Of all the lines in the material, how many include the word "matplotlib"? Reply with the number alone.

Start

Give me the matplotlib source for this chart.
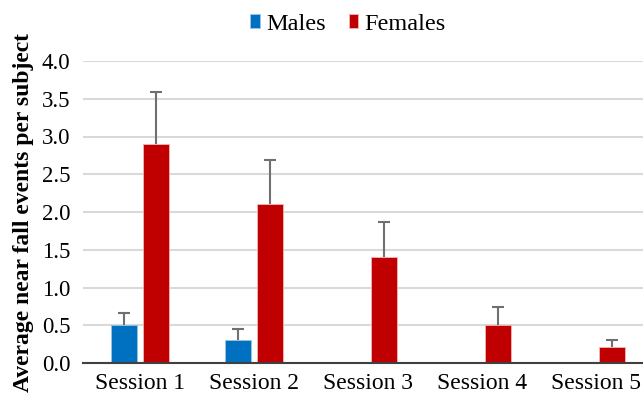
import matplotlib.pyplot as plt
import numpy as np

sessions = ["Session 1", "Session 2", "Session 3", "Session 4", "Session 5"]
males = [0.5, 0.3, 0.0, 0.0, 0.0]
males_err = [0.16, 0.15, 0.0, 0.0, 0.0]
females = [2.9, 2.1, 1.4, 0.5, 0.21]
females_err = [0.69, 0.59, 0.47, 0.24, 0.1]
yticks = [0.0, 0.5, 1.0, 1.5, 2.0, 2.5, 3.0, 3.5, 4.0]

plt.rcParams['font.family'] = ['Liberation Serif', 'DejaVu Serif']

fig = plt.figure(figsize=(6.43, 4.0), dpi=100)
ax = fig.add_axes([83 / 643, 37 / 400, 570 / 643, 302 / 400])

x = np.arange(len(sessions))
w = 0.228
off = 0.14
ecol = '#707070'


def draw_group(pos, vals, errs, color, edge, label):
    ax.bar(pos, vals, w, color=color, edgecolor=edge, linewidth=0.6,
           label=label, zorder=3)
    tops = np.array(vals) + np.array(errs)
    # upper error only: stem + cap
    ax.vlines(pos, vals, tops, color=ecol, linewidth=1.5, zorder=4)
    ax.plot(pos, tops, linestyle='none', marker='_', markersize=9,
            markeredgewidth=1.5, color=ecol, zorder=4)


# only male bars where there is data
mi = [i for i in x if males[i] > 0]
draw_group(np.array(mi) - off, [males[i] for i in mi], [males_err[i] for i in mi],
           '#0070C0', '#9dc3e6', 'Males')
draw_group(x + off, females, females_err, '#C00000', '#f4b6b6', 'Females')

ax.set_xlim(-0.5, len(sessions) - 0.5)
ax.set_ylim(0, 4.0)
ax.set_yticks(yticks)
ax.set_yticklabels([f"{v:.1f}" for v in yticks], fontsize=16.5)
ax.set_xticks(x)
ax.set_xticklabels(sessions, fontsize=17)
ax.tick_params(length=0)
ax.tick_params(axis='y', pad=9)
ax.tick_params(axis='x', pad=7)
ax.yaxis.grid(True, color='#d9d9d9', linewidth=1.5, zorder=0)
ax.set_axisbelow(True)
for s in ['top', 'right', 'left']:
    ax.spines[s].set_visible(False)
ax.spines['bottom'].set_color('#404040')
ax.spines['bottom'].set_linewidth(1.5)
ax.spines['bottom'].set_zorder(5)

ax.set_ylabel('Average near fall events per subject', fontsize=17,
              fontweight='bold', labelpad=6)

fig.legend(loc='center', bbox_to_anchor=(348 / 643, 376 / 400), ncol=2, frameon=False,
           fontsize=17.5, handlelength=0.4, handleheight=0.55, handletextpad=0.25,
           columnspacing=0.95)

fig.savefig('out.png', dpi=100)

End

Answer to the problem: 2